For the easiest route, just keep plodding up the old, paved fire road burrowed between two hillsides. A little more than 3/4 of the way up, you'll meet up with the medium trail--a wide dirt path lined with shrubs that juts out to your right. For a little view indulgence, without any uphill hiking to get to it, make a right on the medium trail and walk out to the plateau's end. From here you can see the white, block letters of the Hollywood Sign to your left. Look a little more central to find the bulbous domes of the newly remodeled Griffith Observatory atop a distant hill. Almost directly in front of you stands Downtown Los Angeles, and then the sprawling grid of Hollywood, West Hollywood, Beverly Hills, and pretty much every other city on the Westside (the "Westside" refers to anything oceanside of the hills that separate the San Fernando Valley, or "the valley," from what Angelenos call "the city").

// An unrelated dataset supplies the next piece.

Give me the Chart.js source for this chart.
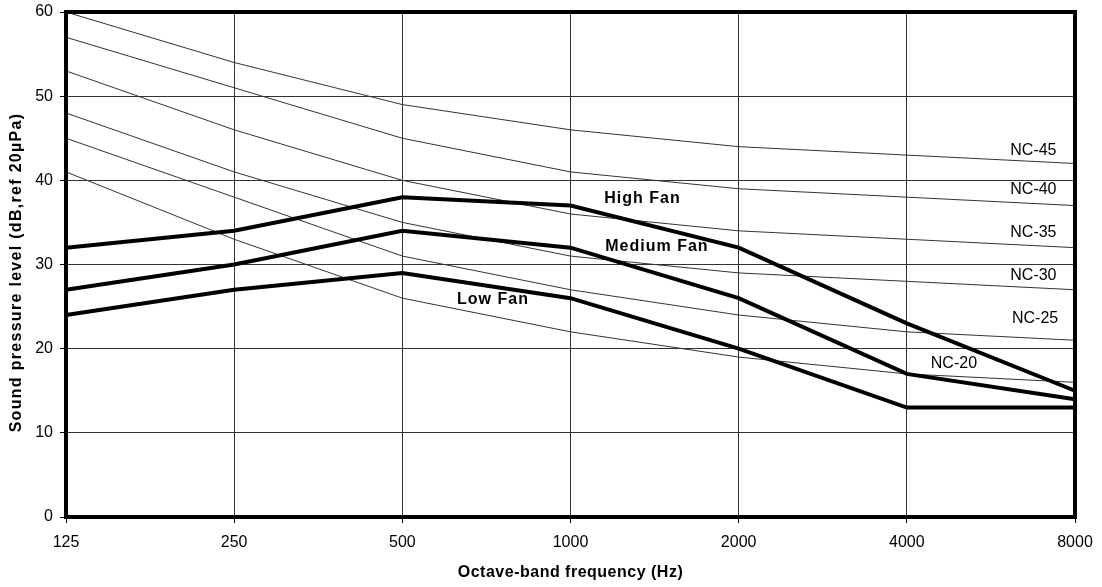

If you're jonesing for an extra-good workout, because believe me, even the "easy" trail is nothing to feel lazy about, head up the dirt path that forks left up the hillside from the base of the easy trail for the ever-daunting, hard trail. Although it looks like it might be headed off in some random, wayward direction, it's not. Once over the small hump you'll see large homes nestled into the lush crevice of the hills. Keep an eye out for a turquoise pool that drops off into a waterfall, surrounded by teak-like wood and stout palm trees to your left and you'll get a peak into what Hollywood Hills living is all about.
Although there are several trails that drift off in the beginning of the hard trail, the one you want to be on should be obvious. Many of the smaller trails wander off only to return to the main trail anyway, so don't be worried about getting lost. Scramble up the the steep inclines, try not to slip on loose, dry dirt, and take breaks at each flat--if you don't, you'll miss the most spectacular views out there.
Once you've hit the highest peak of the hard trail, you'll come down, pass an abandoned mansion with a stuffed-animal dragon peeking out from behind broken panes of glass. Stay right after the house and follow the wide dirt road. You will see the paved fire road down to your right. You can take that up to the top parking lot or, for one last heart-inducing jaunt, take the high road to the left and head up the wooden stairs. At the top of those, stay right and it will lead you back to the top lot, or top of the easy trail.
A loop can be made out of any two of the three trails or descend the way you came, but plan on at least an hour for any of the three hikes. Unfortunately, there are no bathrooms in the entire park and not many hiding spots behind shrubs--the paths are almost always busy with hikers, not to mention all of Los Angeles is looking up at you from below. For more information check out: www.lamountains.com/parks.
Oh, and don't forget to pet as many slaphappy doggies as possible.